Posts Tagged As: Dolly Parton
August 2nd, 2011
It takes a certain amount of chutzpah to name an amusement park after yourself. It take a boatload of charm and goodwill to get away with it. And Dolly Parton has both, in spades.
Along with an entertainment career including top-five country hits in each of the past five decades, half a dozen movies, more than 3000 songs, a themepark complex, a production company, the title of Queen of Country Music, and the respect of most everyone who’s ever worked with her.
Dolly also has a long history of supporting the gay community ranging from simple statements of inclusion (“they accept me and I accept them“) to endorsement of issues, projects with LGBT themes, support for AIDS causes, and perhaps most importantly to being the voice of comfort and love to gay kids growing up in the Bible Belt.
So when I heard that a lesbian couple accused a themepark owned by Parton of being insensitive to gay couples, I dismissed it as a misunderstanding.
On July 9, Olivier Odom and Jennifer Tipton attended Dollywood Splash Country with two children. But the ticket agent requested that Odem turn her shirt inside out so that the slogan “Marriage is so gay” not offend other customers. He noted that Dollywood is a “family park”.
And the Dollywood complex does have a “family” dress code which restricts slogans:
To preserve our family atmosphere proper clothing is required including shirts and shoes (sandals or flip-flops are acceptable). Clothing with offensive words and/or pictures will not be permitted inside the park. Guests may not wear character type costumes on park.
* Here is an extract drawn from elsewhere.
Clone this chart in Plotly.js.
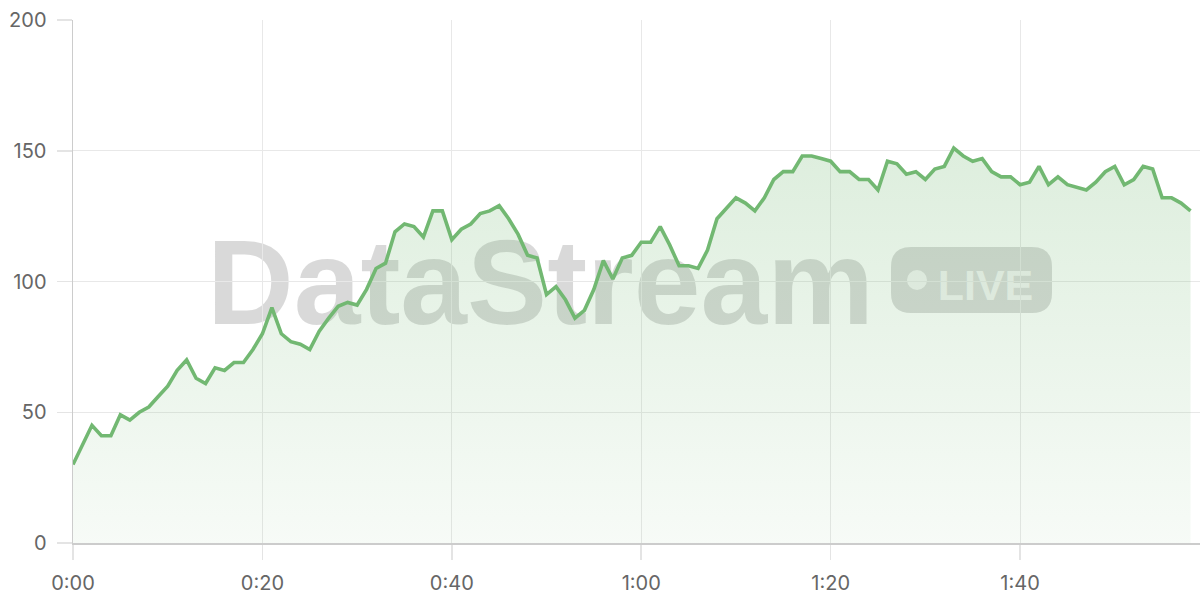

For decades, the word “family” has been utilized as code for “no gays allowed.” Focus on the Family, the Family Research Council, American Family Institute, Family Values Coalition, and a host of other “family organizations” have all used the slur “anti-family” to tell the world that LGBT people are not only unwholesome and dangerous but an enemy of home, hearth, and protection of children. And even secular use such as “family programming” or “family counseling” has at times defined family in ways that exclude LGBT people.
Which makes Dolly Parton’s response to the issue even more interesting:
I am truly sorry for the hurt or embarrassment regarding the gay and lesbian t-shirt incident at Dollywood’s Splash Country recently. Everyone knows of my personal support of the gay and lesbian community. Dollywood is a family park and all families are welcome. I am looking further into the incident and hope and believe it was more policy than insensitivity. I am very sorry it happened at all.
This is the appropriate response: owning responsibility, reassuring the community, and promising further review. A well crafted apology.
But there in the middle is a seemingly innocuous sentence that sets an entire industry of anti-gay activism on its ear. Lesbian couples are not welcomed as some exception to the family image, but because the Dollywood definition of “family park” already welcomes them. This is a revolutionary statement for Bible Belt mentality.
Dollywood is careful that it’s image is not like some amusement parks which seem to cater to vulgarity and crassness. No, Dollywood is a safe place designed for the family. It’s wholesome and unoffensive and protective of the innocence of children, so naturally it’s where gay families belong. Because gay people are part of what Dolly calls “family“.
And this casual presumption of inclusion in Pigeon Forge, Tennessee, is what makes Dolly Parton a particularly effective ally and a truly wonderful person.